AMY GOODMAN: It’s very interesting that with the release of WikiLeaks of US government cables, among those cables was a cable that was sent by the US Ambassador to Honduras in July 24th, 2009. It was sent by Ambassador Hugo Llorens; the subject: Open and Shut: The Case of the Honduran Coup. And it said there was no doubt that the events of June 28th constituted an illegal and unconstitutional coup. The Embassy described it as an “abduction”, a “kidnapping”. At first, President Obama did call this a coup, but then the US government seemed to back off, although the US joined in a UN General Assembly vote, with the first ever universal condemnation of a coup in a vote in the UN General Assembly. The OAS (Organization of American States) expelled Honduras for this illegal act. The United States did not fully sanction Honduras, in fact continued a relationship with Honduras, and many feel that Secretary of State Hilary Clinton was working behind the scenes, and in front of the scenes, to restore Honduras to the Organization of American States. Clearly this has now been the motivation: Honduras’s readmission to the Organization of American States, the OAS, for this accord. President Porfirio Lobo wants Honduras in the OAS and right now, right now this is extremely significant, what is taking place.
I was just speaking to Ecuador’s ambassador to Venezuela who will be on this historic flight as well from Managua to Tegucigalpa today. He said, his name, Ramon Torres Galarza, that this is an historic moment. He said it’s also very important as this was worked out by Latin American countries together. This is a Latin American moment, he said. He said Latin America, especially he was addressing this to President Obama, he said Latin America is not just a market, it is a continent, it is a culture, he said we are peoples, we are societies, with dreams. Throughout Latin America there is tremendous excitement right now as there is in Honduras for this return. People are hoping this will be the return of democracy to Honduras but we will see.
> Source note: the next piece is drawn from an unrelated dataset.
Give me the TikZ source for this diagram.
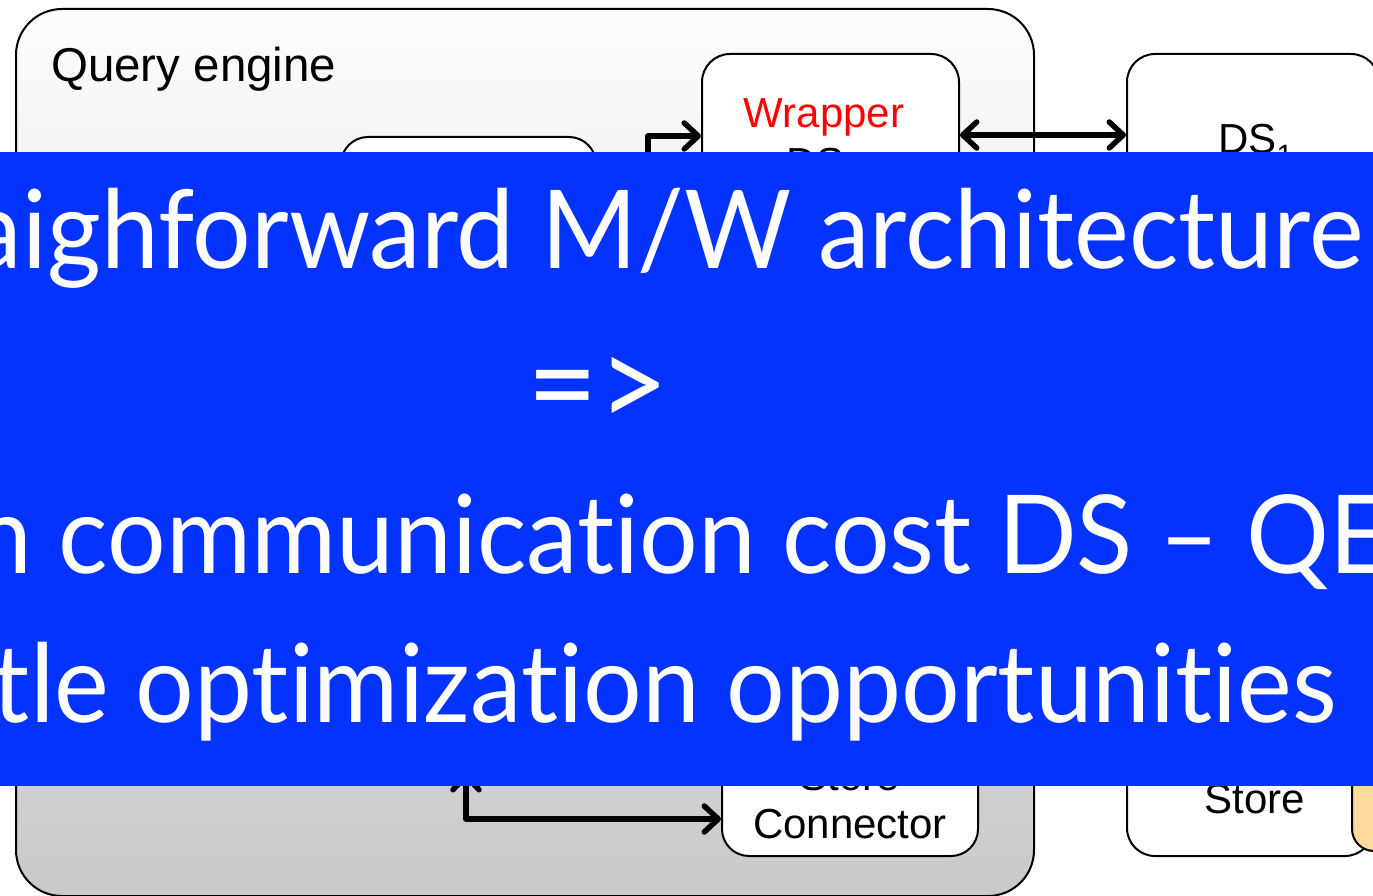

We now await the flight as people gather from all over. When we arrived last night from the United States we met at the airport one of the exiles who had left Honduras four months after the coup. It was too dangerous to stay. He has been in Spain for the last 20 months, and he has returned. People are gathering here, extremely excited about this flight, about what they’re hoping is a return to democracy in Honduras.
I’m Amy Goodman, reporting from Managua, Nicaragua.